Begin with the first line of the material and write out each line exactly, ending with the line that contains "import pandas as pd". Pictures are not part of the copy.

__Dataset content__.
########################################

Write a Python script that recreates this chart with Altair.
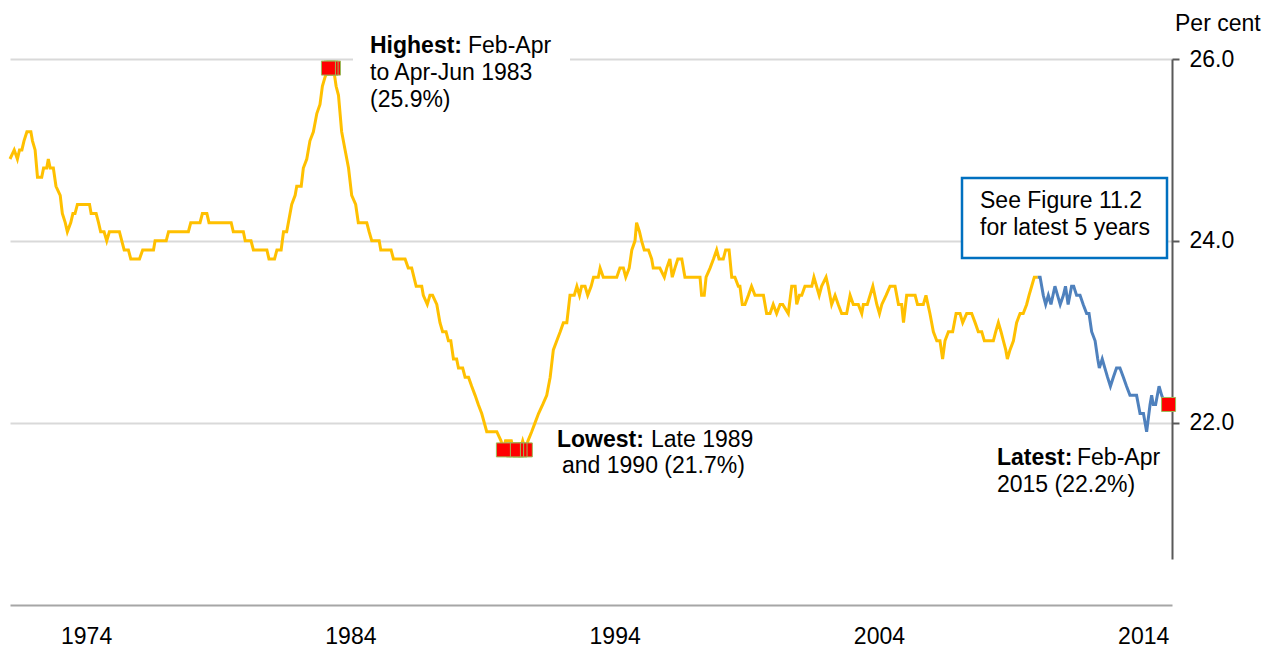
import altair as alt
import pandas as pd

# ---------------- data ----------------
years = [
    1971.12, 1971.28, 1971.40, 1971.48, 1971.57, 1971.65, 1971.76, 1971.91, 1971.97, 1972.07,
    1972.16, 1972.32, 1972.39, 1972.51, 1972.57, 1972.64, 1972.76, 1972.86, 1973.02, 1973.10,
    1973.21, 1973.29, 1973.42, 1973.50, 1973.58, 1973.67, 1974.13, 1974.19, 1974.38, 1974.47,
    1974.55, 1974.68, 1974.78, 1974.88, 1975.26, 1975.35, 1975.44, 1975.60, 1975.69, 1976.02,
    1976.14, 1976.55, 1976.61, 1977.03, 1977.12, 1977.87, 1977.96, 1978.31, 1978.40, 1978.57,
    1978.65, 1979.49, 1979.57, 1979.95, 1980.02, 1980.24, 1980.33, 1980.84, 1980.92, 1981.13,
    1981.22, 1981.38, 1981.47, 1981.59, 1981.78, 1981.91, 1981.97, 1982.14, 1982.22, 1982.35,
    1982.47, 1982.60, 1982.73, 1982.85, 1982.94, 1983.04, 1983.17, 1983.27, 1983.36, 1983.46,
    1983.55, 1983.67, 1983.80, 1983.93, 1984.05, 1984.20, 1984.30, 1984.62, 1984.71, 1984.81,
    1985.09, 1985.15, 1985.54, 1985.63, 1986.07, 1986.19, 1986.32, 1986.49, 1986.70, 1986.76,
    1986.91, 1987.01, 1987.11, 1987.27, 1987.39, 1987.49, 1987.62, 1987.71, 1987.80, 1987.90,
    1988.02, 1988.09, 1988.25, 1988.34, 1988.47, 1988.59, 1988.72, 1988.84, 1988.97, 1989.16,
    1989.54, 1989.70, 1989.79, 1989.87, 1990.09, 1990.17, 1990.29, 1990.42, 1990.52, 1990.62,
    1990.72, 1990.86, 1990.99, 1991.12, 1991.28, 1991.43, 1991.56, 1991.68, 1991.81, 1991.94,
    1992.06, 1992.19, 1992.31, 1992.47, 1992.57, 1992.67, 1992.75, 1992.88, 1992.98, 1993.11,
    1993.20, 1993.38, 1993.45, 1993.57, 1993.70, 1993.89, 1994.08, 1994.20, 1994.33, 1994.42,
    1994.55, 1994.65, 1994.77, 1994.83, 1994.94, 1995.02, 1995.12, 1995.28, 1995.40, 1995.46,
    1995.59, 1995.71, 1995.88, 1995.97, 1996.09, 1996.18, 1996.28, 1996.39, 1996.54, 1996.66,
    1996.79, 1996.92, 1997.11, 1997.23, 1997.29, 1997.39, 1997.46, 1997.61, 1997.74, 1997.86,
    1997.95, 1998.11, 1998.20, 1998.33, 1998.43, 1998.55, 1998.68, 1998.74, 1998.83, 1998.93,
    1999.06, 1999.18, 1999.31, 1999.41, 1999.54, 1999.63, 1999.75, 1999.88, 2000.00, 2000.13,
    2000.26, 2000.36, 2000.57, 2000.70, 2000.83, 2000.89, 2000.99, 2001.08, 2001.20, 2001.29,
    2001.37, 2001.46, 2001.54, 2001.64, 2001.74, 2001.83, 2002.00, 2002.08, 2002.21, 2002.34,
    2002.46, 2002.59, 2002.78, 2002.91, 2003.03, 2003.22, 2003.35, 2003.41, 2003.56, 2003.77,
    2003.92, 2004.02, 2004.11, 2004.27, 2004.42, 2004.61, 2004.74, 2004.86, 2004.93, 2005.05,
    2005.24, 2005.37, 2005.46, 2005.56, 2005.68, 2005.78, 2005.93, 2006.06, 2006.19, 2006.31,
    2006.41, 2006.50, 2006.63, 2006.69, 2006.79, 2006.92, 2007.07, 2007.17, 2007.32, 2007.51,
    2007.64, 2007.76, 2007.89, 2007.99, 2008.08, 2008.20, 2008.33, 2008.42, 2008.52, 2008.62,
    2008.71, 2008.80, 2008.86, 2008.96, 2009.09, 2009.21, 2009.34, 2009.46, 2009.59, 2009.68,
    2009.78, 2009.88, 2010.01, 2010.10, 2010.22, 2010.31, 2010.41, 2010.51, 2010.66, 2010.76,
    2010.86, 2010.98, 2011.06, 2011.16, 2011.29, 2011.37, 2011.48, 2011.61, 2011.73, 2011.86,
    2011.95, 2012.05, 2012.18, 2012.28, 2012.34, 2012.45, 2012.55, 2012.65, 2012.76, 2012.87,
    2012.99, 2013.12, 2013.25, 2013.37, 2013.50, 2013.62, 2013.75, 2013.88, 2014.01, 2014.13,
    2014.26, 2014.32, 2014.38, 2014.47, 2014.60, 2014.70, 2014.83, 2014.96,
]
rates = [
    24.9, 25.0, 24.9, 25.0, 25.0, 25.1, 25.2, 25.2, 25.1, 25.0,
    24.7, 24.7, 24.8, 24.8, 24.9, 24.8, 24.8, 24.6, 24.5, 24.3,
    24.2, 24.1, 24.2, 24.3, 24.3, 24.4, 24.4, 24.3, 24.3, 24.2,
    24.1, 24.1, 24.0, 24.1, 24.1, 24.0, 23.9, 23.9, 23.8, 23.8,
    23.9, 23.9, 24.0, 24.0, 24.1, 24.1, 24.2, 24.2, 24.3, 24.3,
    24.2, 24.2, 24.1, 24.1, 24.0, 24.0, 23.9, 23.9, 23.8, 23.8,
    23.9, 23.9, 24.1, 24.1, 24.4, 24.5, 24.6, 24.6, 24.8, 24.9,
    25.1, 25.2, 25.4, 25.5, 25.7, 25.8, 25.9, 25.9, 25.9, 25.7,
    25.6, 25.2, 25.0, 24.8, 24.5, 24.4, 24.2, 24.2, 24.1, 24.0,
    24.0, 23.9, 23.9, 23.8, 23.8, 23.7, 23.7, 23.5, 23.5, 23.4,
    23.3, 23.4, 23.4, 23.3, 23.1, 23.0, 23.0, 22.9, 22.9, 22.7,
    22.7, 22.6, 22.6, 22.5, 22.5, 22.4, 22.3, 22.2, 22.1, 21.9,
    21.9, 21.8, 21.7, 21.8, 21.8, 21.7, 21.7, 21.7, 21.8, 21.7,
    21.8, 21.9, 22.0, 22.1, 22.2, 22.3, 22.5, 22.8, 22.9, 23.0,
    23.1, 23.1, 23.4, 23.4, 23.5, 23.4, 23.5, 23.5, 23.4, 23.5,
    23.6, 23.6, 23.7, 23.6, 23.6, 23.6, 23.6, 23.7, 23.7, 23.6,
    23.7, 23.9, 24.0, 24.2, 24.1, 24.0, 23.9, 23.9, 23.8, 23.7,
    23.7, 23.7, 23.6, 23.7, 23.8, 23.6, 23.7, 23.8, 23.8, 23.6,
    23.6, 23.6, 23.6, 23.6, 23.4, 23.4, 23.6, 23.7, 23.8, 23.9,
    23.8, 23.8, 23.9, 23.9, 23.6, 23.6, 23.5, 23.5, 23.3, 23.3,
    23.4, 23.5, 23.4, 23.4, 23.4, 23.4, 23.2, 23.2, 23.3, 23.2,
    23.3, 23.3, 23.2, 23.5, 23.5, 23.3, 23.4, 23.4, 23.5, 23.5,
    23.5, 23.5, 23.6, 23.5, 23.4, 23.5, 23.6, 23.5, 23.3, 23.4,
    23.3, 23.2, 23.2, 23.4, 23.3, 23.3, 23.2, 23.3, 23.3, 23.5,
    23.3, 23.2, 23.3, 23.4, 23.5, 23.5, 23.3, 23.3, 23.1, 23.4,
    23.4, 23.4, 23.3, 23.3, 23.3, 23.4, 23.2, 23.0, 22.9, 22.9,
    22.7, 22.9, 23.0, 23.0, 23.0, 23.2, 23.2, 23.1, 23.2, 23.2,
    23.1, 23.0, 23.0, 22.9, 22.9, 22.9, 22.9, 23.0, 23.1, 23.0,
    22.9, 22.8, 22.7, 22.8, 22.9, 23.1, 23.2, 23.2, 23.3, 23.4,
    23.5, 23.6, 23.6, 23.6, 23.4, 23.3, 23.4, 23.3, 23.5, 23.4,
    23.3, 23.4, 23.5, 23.3, 23.5, 23.5, 23.4, 23.4, 23.3, 23.2,
    23.2, 23.0, 22.9, 22.7, 22.6, 22.7, 22.6, 22.5, 22.4, 22.5,
    22.6, 22.6, 22.5, 22.4, 22.3, 22.3, 22.3, 22.1, 22.1, 21.9,
    22.2, 22.3, 22.2, 22.2, 22.4, 22.3, 22.2, 22.2,
]
recent_start = 2010.01  # latest five years drawn in blue

# highlighted points (listed right-to-left so the leftmost square is drawn on top)
high_years = [1983.36, 1983.27, 1983.17]
high_rates = [25.9, 25.9, 25.9]
low_years = [1990.62, 1990.42, 1990.29, 1990.17, 1989.79]
low_rates = [21.7, 21.7, 21.7, 21.7, 21.7]
latest_years = [2014.96]
latest_rates = [22.2]

x_ticks = [1974, 1984, 1994, 2004, 2014]
y_ticks = [22, 24, 26]

FONT = "Liberation Sans, Arial, sans-serif"
FS = 23

df = pd.DataFrame({"year": years, "rate": rates})
df_old = df[df["year"] <= recent_start]
df_new = df[df["year"] >= recent_start]
df_marks = pd.DataFrame({
    "year": high_years + low_years + latest_years,
    "rate": high_rates + low_rates + latest_rates,
})

x_enc = alt.X(
    "year:Q",
    scale=alt.Scale(domain=[1971.12, 2015.09], nice=False, zero=False),
    axis=alt.Axis(
        values=x_ticks, format="d", grid=False, ticks=False, tickSize=0,
        domainColor="#A6A6A6", domainWidth=2, offset=46,
        labelFontSize=FS, labelFont=FONT, labelColor="#000000",
        labelPadding=20, title=None,
    ),
)
y_enc = alt.Y(
    "rate:Q",
    scale=alt.Scale(domain=[20.5, 26.0], nice=False, zero=False),
    axis=alt.Axis(
        orient="right", values=y_ticks, format=".1f",
        grid=True, gridColor="#D9D9D9", gridWidth=2,
        domainColor="#595959", domainWidth=2,
        tickColor="#595959", tickWidth=2, tickSize=7,
        labelFontSize=FS, labelFont=FONT, labelColor="#000000",
        labelPadding=10, title=None,
    ),
)

line_old = alt.Chart(df_old).mark_line(color="#FFC000", strokeWidth=3).encode(x=x_enc, y=y_enc)
line_new = alt.Chart(df_new).mark_line(color="#4F81BD", strokeWidth=3).encode(x=x_enc, y=y_enc)
markers = alt.Chart(df_marks).mark_point(
    shape="square", size=196, filled=True, fill="#FF0000", stroke="#9BBB59",
    strokeWidth=1, opacity=1,
).encode(x=x_enc, y=y_enc)

one = pd.DataFrame({"k": [0]})


def label(text, x, y, bold=False):
    return alt.Chart(pd.DataFrame({"t": [text]})).mark_text(
        align="left", baseline="alphabetic", fontSize=FS, font=FONT,
        fontWeight="bold" if bold else "normal", color="#000000",
    ).encode(x=alt.value(x), y=alt.value(y), text="t:N")


# white patch behind the "Highest" note (hides the 26.0 gridline there)
high_bg = alt.Chart(one).mark_rect(color="white").encode(
    x=alt.value(343), x2=alt.value(560), y=alt.value(-6), y2=alt.value(6)
)
# blue-bordered note box
note_box = alt.Chart(one).mark_rect(
    fill="white", stroke="#0070C0", strokeWidth=2.5
).encode(x=alt.value(952), x2=alt.value(1157), y=alt.value(119), y2=alt.value(199))

texts = [
    label("Highest:", 360, -6, bold=True),
    label("Feb-Apr", 458, -6),
    label("to Apr-Jun 1983", 360, 21),
    label("(25.9%)", 360, 48),
    label("Lowest:", 547, 388, bold=True),
    label("Late 1989", 641, 388),
    label("and 1990 (21.7%)", 552, 414),
    label("Latest:", 987, 406, bold=True),
    label("Feb-Apr", 1067, 406),
    label("2015 (22.2%)", 987, 433),
    label("See Figure 11.2", 970, 149),
    label("for latest 5 years", 970, 176),
    label("Per cent", 1165, -28),
]

chart = alt.layer(
    high_bg, note_box, line_old, line_new, markers, *texts
).properties(
    width=1162, height=500,
    autosize=alt.AutoSizeParams(type="none"),
    padding={"left": 2, "top": 51, "right": 90, "bottom": 88},
    background="white",
).configure_view(stroke=None)

chart.save("out.html", embed_options={"renderer": "svg", "actions": False})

########################################

__Answer for the task__.
Write a Python script that recreates this chart with Altair.
import altair as alt
import pandas as pd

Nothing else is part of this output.